> **Exercise prompt**: Transcribe the material word for word, but without the images.

> **Available data**:

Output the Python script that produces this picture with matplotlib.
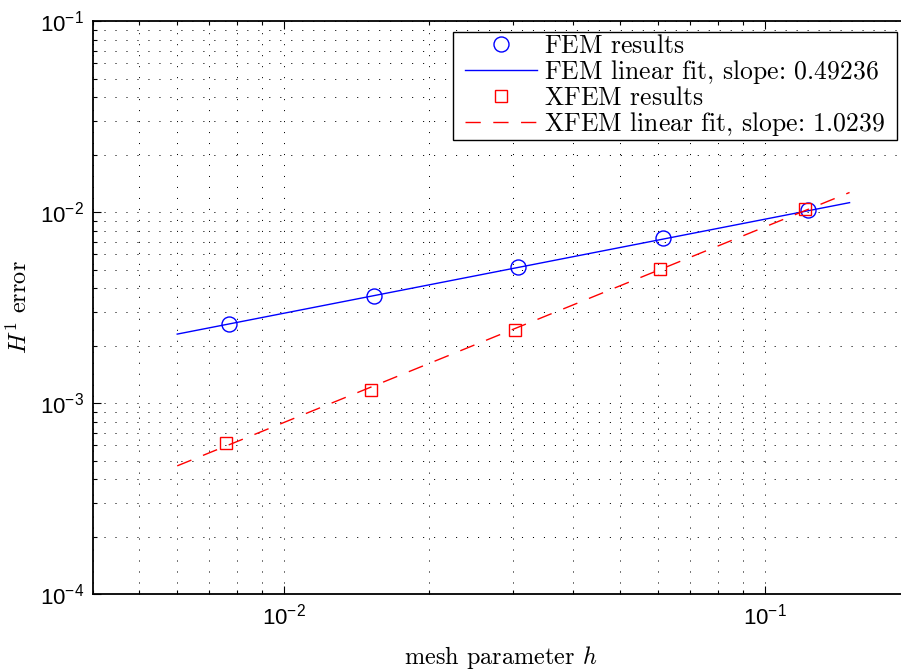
import numpy as np
import matplotlib
matplotlib.use("Agg")
import matplotlib.pyplot as plt
from matplotlib.ticker import LogLocator, NullFormatter
from matplotlib.font_manager import FontProperties
from matplotlib.path import Path

plt.rcParams['font.family'] = 'Liberation Sans'
plt.rcParams['mathtext.fontset'] = 'custom'
plt.rcParams['mathtext.rm'] = 'Liberation Sans'
plt.rcParams['mathtext.it'] = 'Liberation Sans:italic'
plt.rcParams['mathtext.bf'] = 'Liberation Sans:bold'

# mesh sizes and H1 errors
h_fem = [0.00769, 0.01537, 0.0307, 0.0614, 0.1228]
err_fem = [0.002585, 0.003651, 0.005183, 0.007269, 0.010195]
h_xfem = [0.00758, 0.01515, 0.0303, 0.0606, 0.1211]
err_xfem = [0.000614, 0.001164, 0.0024, 0.00506, 0.01032]

# linear fits in log-log: err = C * h^slope
slope_fem, C_fem = 0.49236, 0.0285
slope_xfem, C_xfem = 1.0239, 0.0883
h_fit = np.array([0.006, 0.15])

fig = plt.figure(figsize=(9.01, 6.70), dpi=100)
ax = fig.add_axes([0.1027, 0.1134, 0.9069, 0.8552])

ax.loglog(h_fem, err_fem, 'o', ms=10.8, mfc='none', mec='#0000ff', mew=1.0,
          label=r'$\text{FEM results}$')
ax.loglog(h_fit, C_fem * h_fit ** slope_fem, '-', color='#0000ff', lw=1.0,
          label=r'$\text{FEM linear fit, slope: %g}$' % slope_fem)
ax.loglog(h_xfem, err_xfem, 's', ms=8.6, mfc='none', mec='#ff0000', mew=1.0,
          label=r'$\text{XFEM results}$')
ax.loglog(h_fit, C_xfem * h_fit ** slope_xfem, '--', color='#ff0000', lw=1.0,
          dashes=(11, 9), label=r'$\text{XFEM linear fit, slope: %g}$' % slope_xfem)

ax.set_xlim(0.004, 0.2)
ax.set_ylim(1e-4, 1e-1)

ax.xaxis.set_minor_locator(LogLocator(base=10, subs=np.arange(2, 10)))
ax.yaxis.set_minor_locator(LogLocator(base=10, subs=np.arange(2, 10)))
ax.xaxis.set_minor_formatter(NullFormatter())
ax.yaxis.set_minor_formatter(NullFormatter())

ax.grid(True, which='both', color='black', lw=0.7, linestyle=(0, (1.1, 10.2)))
ax.tick_params(which='both', direction='in', top=True, right=True,
               labelsize=16, width=0.8)
ax.tick_params(which='major', length=6)
ax.tick_params(which='minor', length=3)
ax.tick_params(axis='x', pad=7)
ax.tick_params(axis='y', pad=6)
for s in ax.spines.values():
    s.set_linewidth(1.3)

ax.set_xlabel(r'mesh parameter $h$', fontsize=17.5, family='cmr10',
              math_fontfamily='cm', labelpad=10)
ax.set_ylabel(r'$H^1$ error', fontsize=17.5, family='cmr10',
              math_fontfamily='cm', labelpad=6)


# legend frame: wider on the sides than above and below
def wide_box(x0, y0, width, height, mutation_size):
    dx = 10
    return Path([(x0 - dx, y0), (x0 + width + dx, y0),
                 (x0 + width + dx, y0 + height), (x0 - dx, y0 + height),
                 (x0 - dx, y0)], closed=True)


leg = ax.legend(loc='upper right', bbox_to_anchor=(887 / 901, 1 - 32 / 670),
                bbox_transform=fig.transFigure, borderaxespad=0,
                prop=FontProperties(family='cmr10', size=18.5,
                                    math_fontfamily='cm'),
                fancybox=False, framealpha=1, edgecolor='black',
                handlelength=2.8, handletextpad=0.27, labelspacing=0.0,
                borderpad=0.08)
leg.get_frame().set_linewidth(1.0)
leg.get_frame().set_boxstyle(wide_box)

fig.savefig('out.png', dpi=100)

> **The completed task**:
Output the Python script that produces this picture with matplotlib.
import numpy as np
import matplotlib
matplotlib.use("Agg")
import matplotlib.pyplot as plt
from matplotlib.ticker import LogLocator, NullFormatter
from matplotlib.font_manager import FontProperties
from matplotlib.path import Path

plt.rcParams['font.family'] = 'Liberation Sans'
plt.rcParams['mathtext.fontset'] = 'custom'
plt.rcParams['mathtext.rm'] = 'Liberation Sans'
plt.rcParams['mathtext.it'] = 'Liberation Sans:italic'
plt.rcParams['mathtext.bf'] = 'Liberation Sans:bold'

# mesh sizes and H1 errors
h_fem = [0.00769, 0.01537, 0.0307, 0.0614, 0.1228]
err_fem = [0.002585, 0.003651, 0.005183, 0.007269, 0.010195]
h_xfem = [0.00758, 0.01515, 0.0303, 0.0606, 0.1211]
err_xfem = [0.000614, 0.001164, 0.0024, 0.00506, 0.01032]

# linear fits in log-log: err = C * h^slope
slope_fem, C_fem = 0.49236, 0.0285
slope_xfem, C_xfem = 1.0239, 0.0883
h_fit = np.array([0.006, 0.15])

fig = plt.figure(figsize=(9.01, 6.70), dpi=100)
ax = fig.add_axes([0.1027, 0.1134, 0.9069, 0.8552])

ax.loglog(h_fem, err_fem, 'o', ms=10.8, mfc='none', mec='#0000ff', mew=1.0,
          label=r'$\text{FEM results}$')
ax.loglog(h_fit, C_fem * h_fit ** slope_fem, '-', color='#0000ff', lw=1.0,
          label=r'$\text{FEM linear fit, slope: %g}$' % slope_fem)
ax.loglog(h_xfem, err_xfem, 's', ms=8.6, mfc='none', mec='#ff0000', mew=1.0,
          label=r'$\text{XFEM results}$')
ax.loglog(h_fit, C_xfem * h_fit ** slope_xfem, '--', color='#ff0000', lw=1.0,
          dashes=(11, 9), label=r'$\text{XFEM linear fit, slope: %g}$' % slope_xfem)

ax.set_xlim(0.004, 0.2)
ax.set_ylim(1e-4, 1e-1)

ax.xaxis.set_minor_locator(LogLocator(base=10, subs=np.arange(2, 10)))
ax.yaxis.set_minor_locator(LogLocator(base=10, subs=np.arange(2, 10)))
ax.xaxis.set_minor_formatter(NullFormatter())
ax.yaxis.set_minor_formatter(NullFormatter())

ax.grid(True, which='both', color='black', lw=0.7, linestyle=(0, (1.1, 10.2)))
ax.tick_params(which='both', direction='in', top=True, right=True,
               labelsize=16, width=0.8)
ax.tick_params(which='major', length=6)
ax.tick_params(which='minor', length=3)
ax.tick_params(axis='x', pad=7)
ax.tick_params(axis='y', pad=6)
for s in ax.spines.values():
    s.set_linewidth(1.3)

ax.set_xlabel(r'mesh parameter $h$', fontsize=17.5, family='cmr10',
              math_fontfamily='cm', labelpad=10)
ax.set_ylabel(r'$H^1$ error', fontsize=17.5, family='cmr10',
              math_fontfamily='cm', labelpad=6)


# legend frame: wider on the sides than above and below
def wide_box(x0, y0, width, height, mutation_size):
    dx = 10
    return Path([(x0 - dx, y0), (x0 + width + dx, y0),
                 (x0 + width + dx, y0 + height), (x0 - dx, y0 + height),
                 (x0 - dx, y0)], closed=True)


leg = ax.legend(loc='upper right', bbox_to_anchor=(887 / 901, 1 - 32 / 670),
                bbox_transform=fig.transFigure, borderaxespad=0,
                prop=FontProperties(family='cmr10', size=18.5,
                                    math_fontfamily='cm'),
                fancybox=False, framealpha=1, edgecolor='black',
                handlelength=2.8, handletextpad=0.27, labelspacing=0.0,
                borderpad=0.08)
leg.get_frame().set_linewidth(1.0)
leg.get_frame().set_boxstyle(wide_box)

fig.savefig('out.png', dpi=100)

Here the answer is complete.